Jamal scores missile strike on IAF Canberra - 21 September 1965.No 9 Squadron was able to restore the balance in its favour, however, as a result of continued enemy attacks almost every night on Sargodha. On the night of 21 September, an F-104 flown by Squadron Leader Jamal A Khan, formerly commanding the same squadron, and to which he was recalled from Staff College at the outbreak of war, intercepted a Canberra at about 33,000 ft and shot it down with a Sidewinder near Fazilka, inside Pakistani territory. Although the navigator failed to escape, the IAF pilot, Flight Lieutenant M M Lowe, ejected and was captured by Pak Army troops and was able to give some details of the unsuccessful end of his mission. It seems that a fuel shortage caused him to start the climb out for his return to base rather earlier than usual, which is how he came to encounter the F-104 before reaching the border with India. His Canberra was fitted with tail warning radar, but this had been switched off at low altitude because it then beeped almost continually from ground returns. When exiting, Lowe had forgotten to switch it on again for the climb, and was thus unaware of the F-104's presence. Jamal was positioned behind the Canberra by Sakesar, and soon picked up the target on his own radar. When the range dropped to just over a mile, he fired one Sidewinder, and watched it home all the way to impact on the starboard jet engine of the Canberra.

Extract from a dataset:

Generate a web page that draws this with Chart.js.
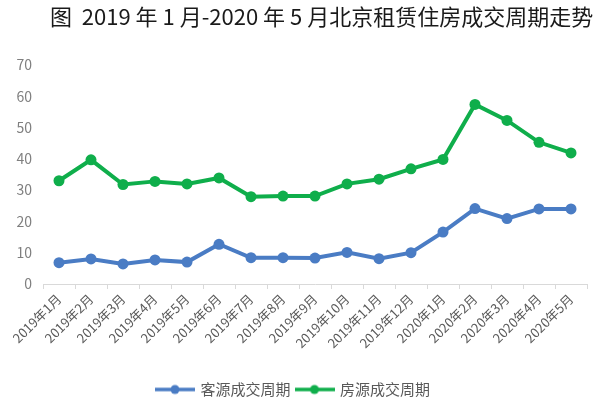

This was the last night raid to be undertaken by the IAF Canberra force, which achieved a grand total of one B-57 slightly damaged, one runway holed, and two small airfield buildings destroyed, plus some civilian casualties and destruction to show for its entire campaign. The precise losses incurred by the IAF to achieve these inferior results have never been revealed, although post-war Indian claims were that only one Canberra did not return, from nearly 200 sorties.